Happy Thanksgiving guys!!
Vegetarian Nut Loaf
- * 2 large onions finely chopped
- * 2 cloves of garlic minced
- * 1 ¼ cup chopped mushrooms any kind you like
- * 1 tbsp butter or coconut oil
- * 1 cup carrot finely chopped
- * 1 cup celery finely chopped
- * 4 eggs you can get away with 3, but 4 is best
- * ½ cup cashews
- * ¼ cup sundried tomatoes soaked in water
- * 1 can artichoke hearts
- * 1 cup almond flour
- * 1 tsp coconut aminos or Braggs amino acid
- * 1 tsp Worcestershire sauce
- * ½ tsp dried basil
- * ½ tsp dried oregano
- * salt and pepper to taste
- Preheat oven to 350 and grease 2 loaf tins or line with wax paper. Run the carrots, celery, cashews, sundried tomatoes, and onions through a food processor to get them finely chopped (or do it by hand).

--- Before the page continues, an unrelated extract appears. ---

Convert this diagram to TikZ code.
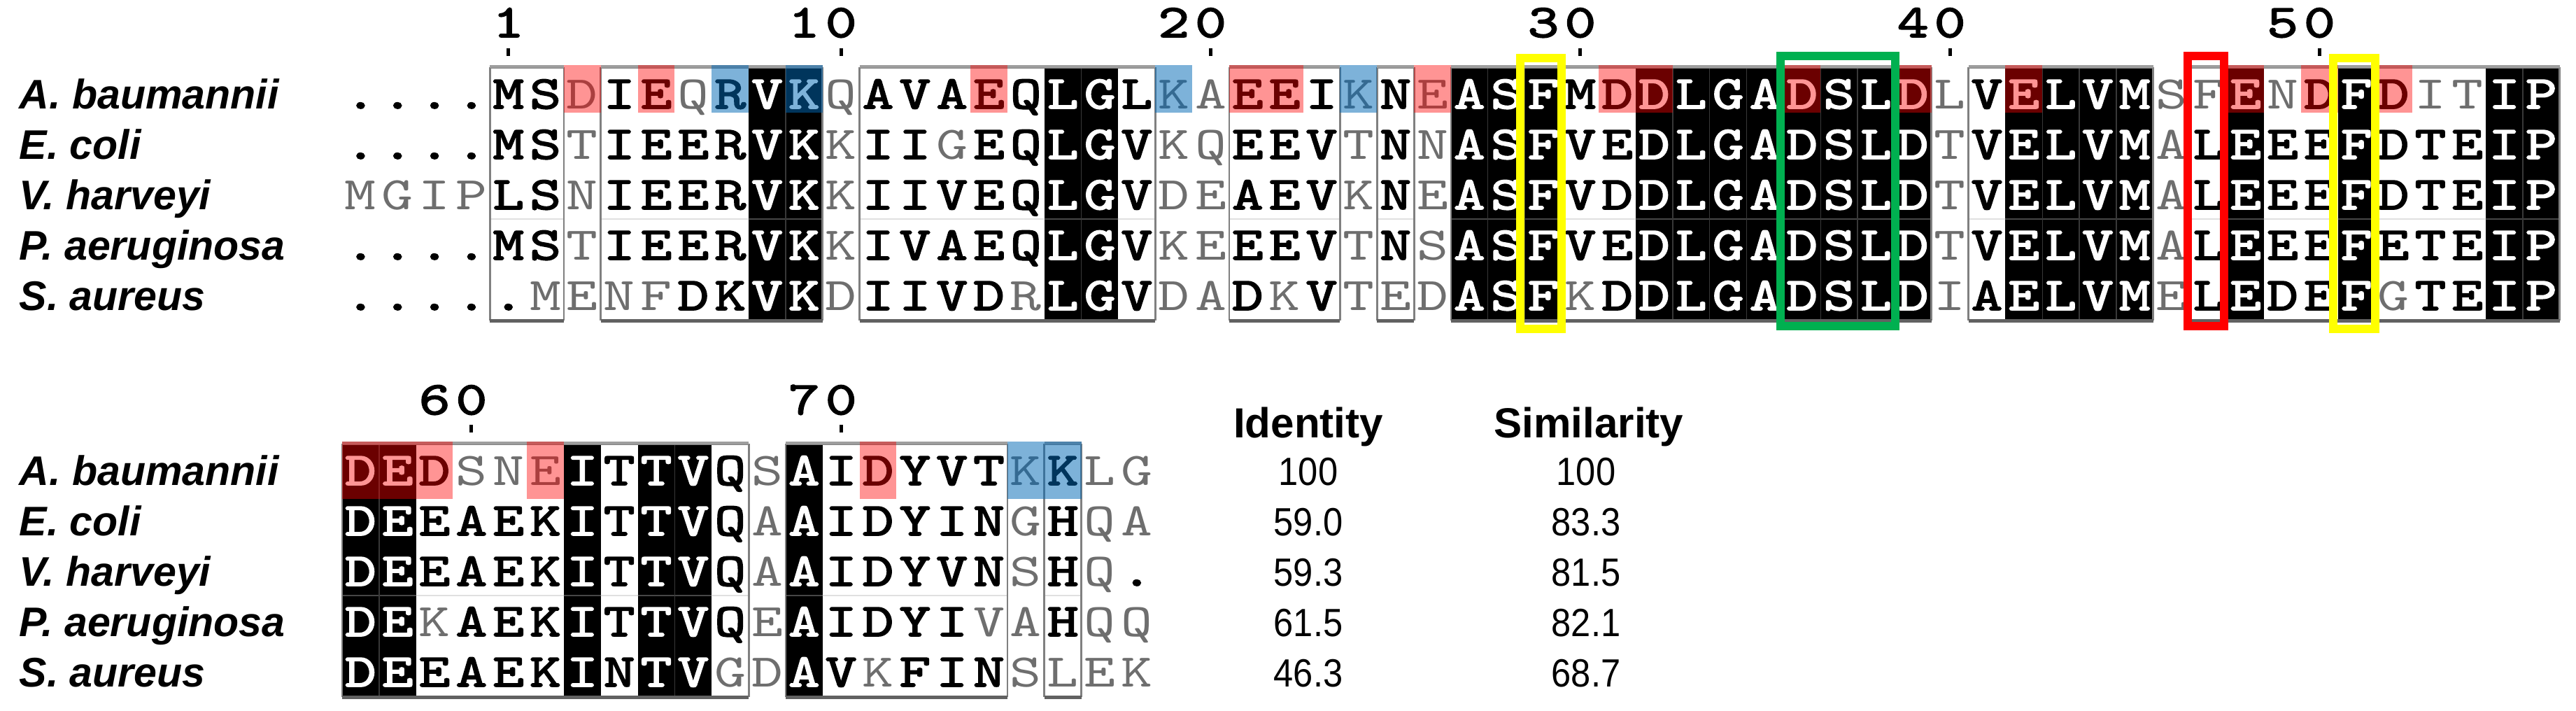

- In a pan add onion, garlic, and oil or butter and sauté until translucent.
- Add the chopped mushrooms carrots, celery, cashews, and sundried tomatoes and cook for a few more minutes. Mix in the Worcestershire and coconut aminos to taste.
- Combine all ingredients in a large bowl and add the almond flour and eggs and mix well then add mixture to baking pans.
- Bake at 350F for 40 mins or until brown on top. Let stand for 10 minutes before slicing it.